Entries with chart source code
○ ○ ○

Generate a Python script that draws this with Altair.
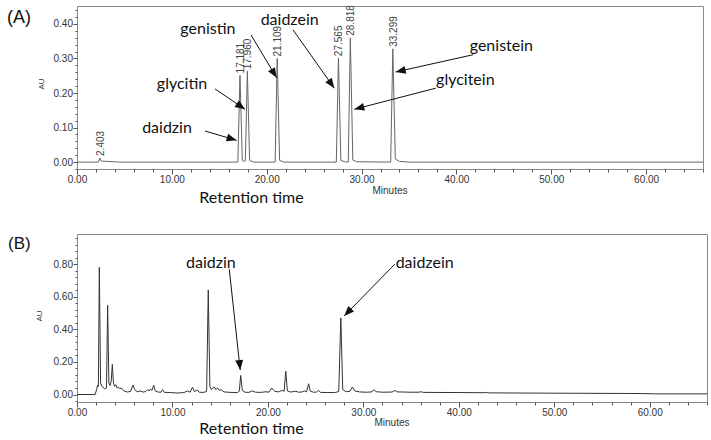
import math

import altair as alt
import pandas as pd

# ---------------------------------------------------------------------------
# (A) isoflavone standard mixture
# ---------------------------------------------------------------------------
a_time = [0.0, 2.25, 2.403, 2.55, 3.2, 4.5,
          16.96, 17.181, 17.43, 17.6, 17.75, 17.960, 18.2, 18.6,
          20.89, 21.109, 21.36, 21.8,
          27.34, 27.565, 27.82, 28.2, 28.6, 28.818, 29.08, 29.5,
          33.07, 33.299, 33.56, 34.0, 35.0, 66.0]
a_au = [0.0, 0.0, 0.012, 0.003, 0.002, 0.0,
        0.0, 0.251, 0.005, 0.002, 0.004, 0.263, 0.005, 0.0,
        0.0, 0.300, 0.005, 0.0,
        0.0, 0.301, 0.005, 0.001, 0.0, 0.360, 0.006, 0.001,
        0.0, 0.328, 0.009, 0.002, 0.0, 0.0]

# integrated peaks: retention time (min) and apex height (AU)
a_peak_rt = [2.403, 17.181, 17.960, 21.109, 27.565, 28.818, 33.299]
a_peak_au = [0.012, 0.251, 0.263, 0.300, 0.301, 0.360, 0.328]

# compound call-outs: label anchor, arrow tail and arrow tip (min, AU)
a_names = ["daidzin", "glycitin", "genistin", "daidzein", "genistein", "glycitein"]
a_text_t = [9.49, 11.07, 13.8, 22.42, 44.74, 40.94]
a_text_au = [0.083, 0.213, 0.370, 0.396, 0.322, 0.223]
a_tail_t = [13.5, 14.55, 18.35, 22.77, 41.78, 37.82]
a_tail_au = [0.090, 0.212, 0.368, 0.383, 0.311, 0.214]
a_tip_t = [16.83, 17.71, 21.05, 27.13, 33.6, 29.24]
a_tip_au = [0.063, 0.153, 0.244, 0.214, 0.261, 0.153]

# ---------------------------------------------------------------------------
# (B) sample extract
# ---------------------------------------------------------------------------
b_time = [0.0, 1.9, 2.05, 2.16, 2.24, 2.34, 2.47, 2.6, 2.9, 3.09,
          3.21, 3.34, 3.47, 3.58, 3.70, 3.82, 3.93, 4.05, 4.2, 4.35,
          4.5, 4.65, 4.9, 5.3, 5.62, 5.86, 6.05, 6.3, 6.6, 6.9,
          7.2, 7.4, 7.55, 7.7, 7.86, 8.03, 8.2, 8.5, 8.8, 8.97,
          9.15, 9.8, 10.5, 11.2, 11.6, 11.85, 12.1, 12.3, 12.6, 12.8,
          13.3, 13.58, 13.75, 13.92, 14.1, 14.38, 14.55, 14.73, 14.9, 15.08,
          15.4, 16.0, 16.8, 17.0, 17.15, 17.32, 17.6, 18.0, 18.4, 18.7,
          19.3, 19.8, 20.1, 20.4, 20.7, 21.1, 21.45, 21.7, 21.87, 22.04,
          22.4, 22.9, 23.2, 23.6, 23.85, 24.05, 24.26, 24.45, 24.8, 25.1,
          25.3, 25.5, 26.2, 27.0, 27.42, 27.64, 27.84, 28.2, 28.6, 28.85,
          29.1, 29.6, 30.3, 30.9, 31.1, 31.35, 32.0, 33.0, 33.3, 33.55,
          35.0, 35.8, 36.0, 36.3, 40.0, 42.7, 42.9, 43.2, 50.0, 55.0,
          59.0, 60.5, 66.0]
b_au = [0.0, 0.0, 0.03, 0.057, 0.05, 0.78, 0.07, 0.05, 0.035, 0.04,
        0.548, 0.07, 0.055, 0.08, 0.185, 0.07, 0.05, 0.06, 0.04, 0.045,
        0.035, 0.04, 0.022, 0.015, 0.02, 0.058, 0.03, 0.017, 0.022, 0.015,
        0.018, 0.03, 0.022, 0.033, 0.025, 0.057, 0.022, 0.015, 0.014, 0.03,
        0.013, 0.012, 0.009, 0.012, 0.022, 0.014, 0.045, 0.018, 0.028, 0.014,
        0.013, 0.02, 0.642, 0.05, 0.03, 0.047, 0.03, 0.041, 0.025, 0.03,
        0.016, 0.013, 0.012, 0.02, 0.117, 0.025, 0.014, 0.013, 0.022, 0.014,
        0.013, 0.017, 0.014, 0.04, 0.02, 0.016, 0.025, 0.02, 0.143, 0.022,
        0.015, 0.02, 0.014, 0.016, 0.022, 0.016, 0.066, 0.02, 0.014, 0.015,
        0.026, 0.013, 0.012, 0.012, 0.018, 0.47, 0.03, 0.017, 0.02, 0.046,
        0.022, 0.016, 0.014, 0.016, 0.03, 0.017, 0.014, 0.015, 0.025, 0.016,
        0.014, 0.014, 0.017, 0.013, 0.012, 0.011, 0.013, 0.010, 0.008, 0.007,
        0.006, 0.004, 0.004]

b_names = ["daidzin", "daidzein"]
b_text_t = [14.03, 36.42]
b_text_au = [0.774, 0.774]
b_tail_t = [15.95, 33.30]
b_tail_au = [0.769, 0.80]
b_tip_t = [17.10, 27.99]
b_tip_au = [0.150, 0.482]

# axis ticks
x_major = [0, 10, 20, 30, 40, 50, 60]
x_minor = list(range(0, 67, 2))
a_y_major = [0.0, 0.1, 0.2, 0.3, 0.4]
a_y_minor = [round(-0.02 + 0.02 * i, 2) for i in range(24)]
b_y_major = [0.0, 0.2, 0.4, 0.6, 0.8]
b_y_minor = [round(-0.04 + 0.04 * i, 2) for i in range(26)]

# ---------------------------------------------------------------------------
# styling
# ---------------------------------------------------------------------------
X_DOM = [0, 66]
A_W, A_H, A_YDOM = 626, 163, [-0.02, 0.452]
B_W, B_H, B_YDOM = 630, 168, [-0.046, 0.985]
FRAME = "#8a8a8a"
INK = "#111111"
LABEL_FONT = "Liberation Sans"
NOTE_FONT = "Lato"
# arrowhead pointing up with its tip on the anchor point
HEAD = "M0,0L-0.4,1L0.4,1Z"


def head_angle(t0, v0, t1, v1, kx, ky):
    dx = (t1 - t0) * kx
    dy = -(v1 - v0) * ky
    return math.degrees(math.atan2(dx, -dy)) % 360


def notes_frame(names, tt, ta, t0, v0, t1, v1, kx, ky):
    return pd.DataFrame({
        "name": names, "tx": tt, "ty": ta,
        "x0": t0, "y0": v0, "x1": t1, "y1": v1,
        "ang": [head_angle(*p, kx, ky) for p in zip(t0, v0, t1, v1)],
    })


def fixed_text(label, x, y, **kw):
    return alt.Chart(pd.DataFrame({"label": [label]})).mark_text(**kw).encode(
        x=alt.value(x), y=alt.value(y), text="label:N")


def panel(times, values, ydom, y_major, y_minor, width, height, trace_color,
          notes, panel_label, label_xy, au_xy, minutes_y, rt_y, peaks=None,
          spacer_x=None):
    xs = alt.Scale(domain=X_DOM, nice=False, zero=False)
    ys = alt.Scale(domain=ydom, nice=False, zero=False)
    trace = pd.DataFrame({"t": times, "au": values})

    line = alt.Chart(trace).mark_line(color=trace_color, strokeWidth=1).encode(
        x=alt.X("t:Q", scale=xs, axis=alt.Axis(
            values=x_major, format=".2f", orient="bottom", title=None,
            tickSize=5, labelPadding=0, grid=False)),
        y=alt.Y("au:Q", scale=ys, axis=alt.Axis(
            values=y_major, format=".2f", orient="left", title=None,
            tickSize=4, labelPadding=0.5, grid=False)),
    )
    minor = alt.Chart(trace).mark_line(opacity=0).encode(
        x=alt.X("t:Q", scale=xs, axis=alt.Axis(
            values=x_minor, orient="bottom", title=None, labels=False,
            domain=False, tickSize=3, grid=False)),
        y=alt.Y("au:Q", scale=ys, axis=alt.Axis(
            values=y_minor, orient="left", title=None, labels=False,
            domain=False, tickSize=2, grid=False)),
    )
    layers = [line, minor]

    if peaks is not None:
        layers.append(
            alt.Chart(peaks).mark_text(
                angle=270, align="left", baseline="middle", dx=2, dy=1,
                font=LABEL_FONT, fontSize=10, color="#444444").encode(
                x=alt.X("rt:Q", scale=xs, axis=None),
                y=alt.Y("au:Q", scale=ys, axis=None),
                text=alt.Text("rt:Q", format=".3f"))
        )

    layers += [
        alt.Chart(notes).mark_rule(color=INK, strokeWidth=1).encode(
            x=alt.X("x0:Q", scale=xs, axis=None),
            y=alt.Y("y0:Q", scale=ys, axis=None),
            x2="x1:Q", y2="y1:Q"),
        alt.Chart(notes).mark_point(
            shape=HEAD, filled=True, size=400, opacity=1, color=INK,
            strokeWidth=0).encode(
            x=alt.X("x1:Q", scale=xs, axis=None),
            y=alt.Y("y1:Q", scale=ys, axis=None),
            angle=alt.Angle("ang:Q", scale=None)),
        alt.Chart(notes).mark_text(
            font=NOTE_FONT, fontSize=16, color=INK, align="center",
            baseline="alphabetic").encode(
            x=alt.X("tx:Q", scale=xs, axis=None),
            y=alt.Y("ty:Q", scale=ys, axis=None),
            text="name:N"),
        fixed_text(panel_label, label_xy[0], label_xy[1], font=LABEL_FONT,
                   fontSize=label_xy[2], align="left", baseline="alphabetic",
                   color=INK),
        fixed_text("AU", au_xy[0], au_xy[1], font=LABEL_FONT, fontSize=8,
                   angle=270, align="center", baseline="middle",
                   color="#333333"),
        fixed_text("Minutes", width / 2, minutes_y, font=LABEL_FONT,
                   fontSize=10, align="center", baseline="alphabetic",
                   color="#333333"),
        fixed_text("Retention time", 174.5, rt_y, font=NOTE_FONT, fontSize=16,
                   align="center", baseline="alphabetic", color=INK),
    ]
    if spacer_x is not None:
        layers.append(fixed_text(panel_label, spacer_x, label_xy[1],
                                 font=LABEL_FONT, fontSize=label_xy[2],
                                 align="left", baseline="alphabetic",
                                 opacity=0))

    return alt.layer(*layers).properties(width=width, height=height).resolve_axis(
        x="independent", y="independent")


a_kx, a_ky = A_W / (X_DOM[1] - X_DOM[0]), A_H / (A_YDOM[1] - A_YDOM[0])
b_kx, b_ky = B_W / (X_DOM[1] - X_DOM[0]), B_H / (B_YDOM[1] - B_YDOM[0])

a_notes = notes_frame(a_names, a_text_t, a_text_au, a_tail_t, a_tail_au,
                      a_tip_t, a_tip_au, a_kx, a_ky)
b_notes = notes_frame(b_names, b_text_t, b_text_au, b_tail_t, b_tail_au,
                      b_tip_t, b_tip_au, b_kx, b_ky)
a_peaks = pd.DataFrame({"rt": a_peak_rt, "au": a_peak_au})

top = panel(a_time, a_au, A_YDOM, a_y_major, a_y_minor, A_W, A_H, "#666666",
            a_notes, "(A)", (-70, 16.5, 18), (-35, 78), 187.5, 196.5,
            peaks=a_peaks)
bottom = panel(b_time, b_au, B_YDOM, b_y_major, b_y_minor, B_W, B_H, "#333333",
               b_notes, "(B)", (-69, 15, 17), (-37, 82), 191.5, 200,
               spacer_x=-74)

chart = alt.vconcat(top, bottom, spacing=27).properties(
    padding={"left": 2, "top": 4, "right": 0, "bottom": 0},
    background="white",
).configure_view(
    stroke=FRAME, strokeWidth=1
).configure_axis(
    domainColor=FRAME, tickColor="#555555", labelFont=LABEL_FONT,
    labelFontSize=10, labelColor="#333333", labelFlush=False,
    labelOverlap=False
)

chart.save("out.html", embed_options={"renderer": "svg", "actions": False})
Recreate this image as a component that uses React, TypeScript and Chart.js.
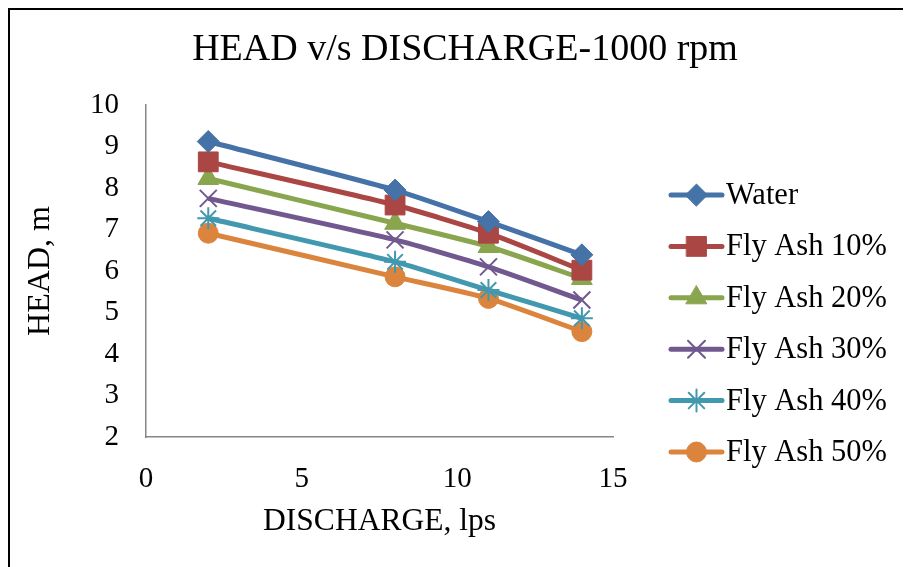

○ ○ ○

Output the records above as they stand, from the first line to the line with "import pandas as pd", inclusive, and exclude the pictures.

## Completed exercise
Generate a Python script that draws this with Altair.
import math

import altair as alt
import pandas as pd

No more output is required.